◆ DATASET CONTENT ◆
%%
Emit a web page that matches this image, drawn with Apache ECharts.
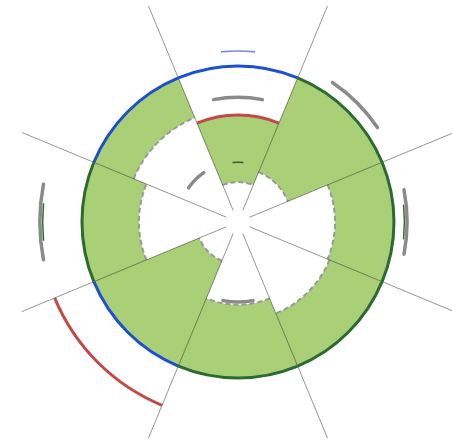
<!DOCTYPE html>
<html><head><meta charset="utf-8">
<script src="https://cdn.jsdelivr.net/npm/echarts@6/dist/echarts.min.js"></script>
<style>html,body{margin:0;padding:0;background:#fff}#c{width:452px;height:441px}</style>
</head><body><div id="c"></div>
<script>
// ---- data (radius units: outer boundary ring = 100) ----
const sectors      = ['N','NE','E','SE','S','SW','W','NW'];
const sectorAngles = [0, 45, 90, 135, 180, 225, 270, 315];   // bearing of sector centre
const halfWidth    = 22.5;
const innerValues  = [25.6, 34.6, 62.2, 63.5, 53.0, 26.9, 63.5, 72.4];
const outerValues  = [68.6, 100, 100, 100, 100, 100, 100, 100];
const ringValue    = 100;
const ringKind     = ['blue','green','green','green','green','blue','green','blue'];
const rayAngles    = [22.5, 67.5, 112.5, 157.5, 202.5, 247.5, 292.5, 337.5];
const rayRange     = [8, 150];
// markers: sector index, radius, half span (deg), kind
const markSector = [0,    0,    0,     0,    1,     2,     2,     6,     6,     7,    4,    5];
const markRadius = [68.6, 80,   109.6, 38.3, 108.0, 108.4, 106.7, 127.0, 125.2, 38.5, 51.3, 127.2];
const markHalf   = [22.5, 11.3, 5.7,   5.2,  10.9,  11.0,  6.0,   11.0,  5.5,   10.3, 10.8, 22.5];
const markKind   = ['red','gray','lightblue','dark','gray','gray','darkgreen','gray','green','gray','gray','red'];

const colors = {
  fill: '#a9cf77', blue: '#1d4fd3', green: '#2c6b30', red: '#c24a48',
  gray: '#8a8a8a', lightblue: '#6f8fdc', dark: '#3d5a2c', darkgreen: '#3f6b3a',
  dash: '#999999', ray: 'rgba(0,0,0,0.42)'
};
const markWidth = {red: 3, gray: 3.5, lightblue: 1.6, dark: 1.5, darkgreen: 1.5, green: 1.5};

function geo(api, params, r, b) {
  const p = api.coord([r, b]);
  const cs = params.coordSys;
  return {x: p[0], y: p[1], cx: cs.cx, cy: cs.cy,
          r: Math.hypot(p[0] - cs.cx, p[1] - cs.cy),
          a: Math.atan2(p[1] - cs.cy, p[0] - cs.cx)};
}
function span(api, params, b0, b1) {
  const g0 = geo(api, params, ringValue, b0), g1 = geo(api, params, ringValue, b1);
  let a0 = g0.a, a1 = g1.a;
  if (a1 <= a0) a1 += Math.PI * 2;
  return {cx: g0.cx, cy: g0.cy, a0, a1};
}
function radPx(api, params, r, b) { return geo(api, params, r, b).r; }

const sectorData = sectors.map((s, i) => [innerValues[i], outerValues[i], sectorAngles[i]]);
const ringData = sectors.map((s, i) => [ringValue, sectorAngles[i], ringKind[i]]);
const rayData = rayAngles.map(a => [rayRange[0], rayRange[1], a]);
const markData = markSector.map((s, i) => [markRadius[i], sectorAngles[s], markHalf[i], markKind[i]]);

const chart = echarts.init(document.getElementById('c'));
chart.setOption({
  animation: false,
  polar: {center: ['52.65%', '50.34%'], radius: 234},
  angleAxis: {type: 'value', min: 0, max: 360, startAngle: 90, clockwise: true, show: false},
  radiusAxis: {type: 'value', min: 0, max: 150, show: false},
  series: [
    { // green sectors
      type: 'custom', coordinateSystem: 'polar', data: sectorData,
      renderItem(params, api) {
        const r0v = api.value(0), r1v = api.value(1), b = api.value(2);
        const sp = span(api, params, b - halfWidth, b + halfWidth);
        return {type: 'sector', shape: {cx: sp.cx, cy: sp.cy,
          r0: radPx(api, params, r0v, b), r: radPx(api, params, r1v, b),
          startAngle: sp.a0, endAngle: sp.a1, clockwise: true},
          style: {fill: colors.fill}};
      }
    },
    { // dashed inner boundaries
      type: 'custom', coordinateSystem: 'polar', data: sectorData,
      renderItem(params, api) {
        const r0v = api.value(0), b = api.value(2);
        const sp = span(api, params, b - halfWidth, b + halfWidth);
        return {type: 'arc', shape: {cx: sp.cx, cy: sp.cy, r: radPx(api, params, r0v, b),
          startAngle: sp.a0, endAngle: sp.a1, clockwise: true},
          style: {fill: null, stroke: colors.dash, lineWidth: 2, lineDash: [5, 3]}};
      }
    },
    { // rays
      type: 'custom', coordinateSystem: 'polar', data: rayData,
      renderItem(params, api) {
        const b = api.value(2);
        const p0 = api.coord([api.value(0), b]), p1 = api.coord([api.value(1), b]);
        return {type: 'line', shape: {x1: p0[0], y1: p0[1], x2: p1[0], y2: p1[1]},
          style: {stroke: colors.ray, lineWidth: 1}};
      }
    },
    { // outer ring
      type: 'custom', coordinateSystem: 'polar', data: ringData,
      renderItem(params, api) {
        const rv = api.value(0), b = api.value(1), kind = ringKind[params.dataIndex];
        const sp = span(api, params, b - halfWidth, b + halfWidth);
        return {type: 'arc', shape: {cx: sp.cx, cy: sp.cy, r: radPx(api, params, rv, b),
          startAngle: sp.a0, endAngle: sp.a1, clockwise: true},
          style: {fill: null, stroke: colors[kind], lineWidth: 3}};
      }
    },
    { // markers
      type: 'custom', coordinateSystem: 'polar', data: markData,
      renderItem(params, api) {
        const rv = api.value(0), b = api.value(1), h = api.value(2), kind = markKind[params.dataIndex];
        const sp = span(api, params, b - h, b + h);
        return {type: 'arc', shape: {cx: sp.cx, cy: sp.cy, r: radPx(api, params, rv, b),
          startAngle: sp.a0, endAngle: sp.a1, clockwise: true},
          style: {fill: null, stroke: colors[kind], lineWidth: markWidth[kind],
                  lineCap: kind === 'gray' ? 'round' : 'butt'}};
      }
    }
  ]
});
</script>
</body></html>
%%
◆ WHAT IS ASKED ◆
Write out the whole listing again, exactly, with no pictures.

◆ COMPLETED TASK ◆
Emit a web page that matches this image, drawn with Apache ECharts.
<!DOCTYPE html>
<html><head><meta charset="utf-8">
<script src="https://cdn.jsdelivr.net/npm/echarts@6/dist/echarts.min.js"></script>
<style>html,body{margin:0;padding:0;background:#fff}#c{width:452px;height:441px}</style>
</head><body><div id="c"></div>
<script>
// ---- data (radius units: outer boundary ring = 100) ----
const sectors      = ['N','NE','E','SE','S','SW','W','NW'];
const sectorAngles = [0, 45, 90, 135, 180, 225, 270, 315];   // bearing of sector centre
const halfWidth    = 22.5;
const innerValues  = [25.6, 34.6, 62.2, 63.5, 53.0, 26.9, 63.5, 72.4];
const outerValues  = [68.6, 100, 100, 100, 100, 100, 100, 100];
const ringValue    = 100;
const ringKind     = ['blue','green','green','green','green','blue','green','blue'];
const rayAngles    = [22.5, 67.5, 112.5, 157.5, 202.5, 247.5, 292.5, 337.5];
const rayRange     = [8, 150];
// markers: sector index, radius, half span (deg), kind
const markSector = [0,    0,    0,     0,    1,     2,     2,     6,     6,     7,    4,    5];
const markRadius = [68.6, 80,   109.6, 38.3, 108.0, 108.4, 106.7, 127.0, 125.2, 38.5, 51.3, 127.2];
const markHalf   = [22.5, 11.3, 5.7,   5.2,  10.9,  11.0,  6.0,   11.0,  5.5,   10.3, 10.8, 22.5];
const markKind   = ['red','gray','lightblue','dark','gray','gray','darkgreen','gray','green','gray','gray','red'];

const colors = {
  fill: '#a9cf77', blue: '#1d4fd3', green: '#2c6b30', red: '#c24a48',
  gray: '#8a8a8a', lightblue: '#6f8fdc', dark: '#3d5a2c', darkgreen: '#3f6b3a',
  dash: '#999999', ray: 'rgba(0,0,0,0.42)'
};
const markWidth = {red: 3, gray: 3.5, lightblue: 1.6, dark: 1.5, darkgreen: 1.5, green: 1.5};

function geo(api, params, r, b) {
  const p = api.coord([r, b]);
  const cs = params.coordSys;
  return {x: p[0], y: p[1], cx: cs.cx, cy: cs.cy,
          r: Math.hypot(p[0] - cs.cx, p[1] - cs.cy),
          a: Math.atan2(p[1] - cs.cy, p[0] - cs.cx)};
}
function span(api, params, b0, b1) {
  const g0 = geo(api, params, ringValue, b0), g1 = geo(api, params, ringValue, b1);
  let a0 = g0.a, a1 = g1.a;
  if (a1 <= a0) a1 += Math.PI * 2;
  return {cx: g0.cx, cy: g0.cy, a0, a1};
}
function radPx(api, params, r, b) { return geo(api, params, r, b).r; }

const sectorData = sectors.map((s, i) => [innerValues[i], outerValues[i], sectorAngles[i]]);
const ringData = sectors.map((s, i) => [ringValue, sectorAngles[i], ringKind[i]]);
const rayData = rayAngles.map(a => [rayRange[0], rayRange[1], a]);
const markData = markSector.map((s, i) => [markRadius[i], sectorAngles[s], markHalf[i], markKind[i]]);

const chart = echarts.init(document.getElementById('c'));
chart.setOption({
  animation: false,
  polar: {center: ['52.65%', '50.34%'], radius: 234},
  angleAxis: {type: 'value', min: 0, max: 360, startAngle: 90, clockwise: true, show: false},
  radiusAxis: {type: 'value', min: 0, max: 150, show: false},
  series: [
    { // green sectors
      type: 'custom', coordinateSystem: 'polar', data: sectorData,
      renderItem(params, api) {
        const r0v = api.value(0), r1v = api.value(1), b = api.value(2);
        const sp = span(api, params, b - halfWidth, b + halfWidth);
        return {type: 'sector', shape: {cx: sp.cx, cy: sp.cy,
          r0: radPx(api, params, r0v, b), r: radPx(api, params, r1v, b),
          startAngle: sp.a0, endAngle: sp.a1, clockwise: true},
          style: {fill: colors.fill}};
      }
    },
    { // dashed inner boundaries
      type: 'custom', coordinateSystem: 'polar', data: sectorData,
      renderItem(params, api) {
        const r0v = api.value(0), b = api.value(2);
        const sp = span(api, params, b - halfWidth, b + halfWidth);
        return {type: 'arc', shape: {cx: sp.cx, cy: sp.cy, r: radPx(api, params, r0v, b),
          startAngle: sp.a0, endAngle: sp.a1, clockwise: true},
          style: {fill: null, stroke: colors.dash, lineWidth: 2, lineDash: [5, 3]}};
      }
    },
    { // rays
      type: 'custom', coordinateSystem: 'polar', data: rayData,
      renderItem(params, api) {
        const b = api.value(2);
        const p0 = api.coord([api.value(0), b]), p1 = api.coord([api.value(1), b]);
        return {type: 'line', shape: {x1: p0[0], y1: p0[1], x2: p1[0], y2: p1[1]},
          style: {stroke: colors.ray, lineWidth: 1}};
      }
    },
    { // outer ring
      type: 'custom', coordinateSystem: 'polar', data: ringData,
      renderItem(params, api) {
        const rv = api.value(0), b = api.value(1), kind = ringKind[params.dataIndex];
        const sp = span(api, params, b - halfWidth, b + halfWidth);
        return {type: 'arc', shape: {cx: sp.cx, cy: sp.cy, r: radPx(api, params, rv, b),
          startAngle: sp.a0, endAngle: sp.a1, clockwise: true},
          style: {fill: null, stroke: colors[kind], lineWidth: 3}};
      }
    },
    { // markers
      type: 'custom', coordinateSystem: 'polar', data: markData,
      renderItem(params, api) {
        const rv = api.value(0), b = api.value(1), h = api.value(2), kind = markKind[params.dataIndex];
        const sp = span(api, params, b - h, b + h);
        return {type: 'arc', shape: {cx: sp.cx, cy: sp.cy, r: radPx(api, params, rv, b),
          startAngle: sp.a0, endAngle: sp.a1, clockwise: true},
          style: {fill: null, stroke: colors[kind], lineWidth: markWidth[kind],
                  lineCap: kind === 'gray' ? 'round' : 'butt'}};
      }
    }
  ]
});
</script>
</body></html>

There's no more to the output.